Experience Section: What Motivating a Child Looks Like in Real Life
In real family life, motivation rarely looks like a movie scene where a child suddenly hears inspirational music, grabs a pencil, and becomes a homework champion by sunset. It is usually messier, slower, and much more ordinary. Imagine a parent named Lisa whose ten-year-old daughter, Emma, avoids reading every night. At first, Lisa tries reminders. Then stronger reminders. Then reminders with the special parent voice that can slice through drywall. Nothing works. Emma sighs, flops onto the couch, and claims the book is “too long,” even though it has fewer pages than the instruction manual for a toaster.
Lisa changes her approach. Instead of starting with correction, she starts with connection. She asks Emma what feels hard about reading. Emma admits that she loses track of the story and feels embarrassed because her friends read faster. That one conversation changes the plan. Lisa stops saying, “You need to read more,” and begins saying, “Let’s make reading feel easier.” They choose a graphic novel together. Emma reads one page, then Lisa reads one page. They keep sessions short, about fifteen minutes. Lisa praises the strategy: “You paused and looked back at the picture to understand the sentence. That was smart.” After two weeks, Emma is not magically reading novels under the covers with a flashlight, but she complains less. More importantly, she sees herself as someone who can improve.
Another common experience happens with chores. A parent may say, “Clean the kitchen,” and then feel shocked when a child wanders in circles holding one spoon like a confused museum guide. Many children are not refusing; they do not know how to start. A better approach is to break the job into visible steps: clear plates, wipe table, push chairs in, put lunchbox by the sink. Add a timer and work alongside them for the first few minutes. The child experiences momentum. Momentum is often more useful than motivation at the beginning.
Parents also learn that timing matters. A child who melts down over homework at 7:30 p.m. may not need a stronger character-building speech. They may need an earlier start, a snack, and a five-minute movement break. One family found that their son argued every night about math until they moved math practice to right after school, before screens and before fatigue took over. The assignment did not change. The child’s energy did.
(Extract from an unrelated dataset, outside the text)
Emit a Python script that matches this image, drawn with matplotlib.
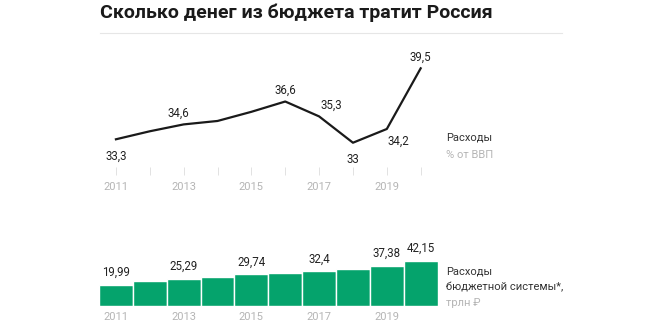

The biggest lesson from real experience is that motivation grows through repeated small moments. It grows when a parent notices effort. It grows when a child is allowed to choose between two acceptable options. It grows when mistakes are treated as information, not evidence of failure. It grows when parents stay calm enough to guide instead of turning every unfinished worksheet into a family emergency. Motivating your child is not about finding the perfect speech. It is about building a home environment where effort feels possible, progress is noticed, and children slowly learn to say, “I can try the next step.”
Conclusion
Motivating your child is not about pushing harder, bribing bigger, or delivering speeches worthy of a sports documentary. It is about helping your child feel connected, capable, and responsible for their own growth. Start with warmth. Praise effort. Offer choices. Break goals into small wins. Make learning relevant. Use rewards wisely. Model persistence. Protect rest and play. These strategies do not turn children into perfectly efficient little productivity machines, and honestly, that would be slightly alarming. But they do help children build confidence, resilience, and the inner drive to keep going when things get hard.
The most powerful motivation is not fear of disappointing a parent. It is the growing belief inside a child that effort matters, mistakes are survivable, and progress is possible. When parents focus on that belief, they give children something far more useful than a temporary push. They give them a foundation for lifelong learning.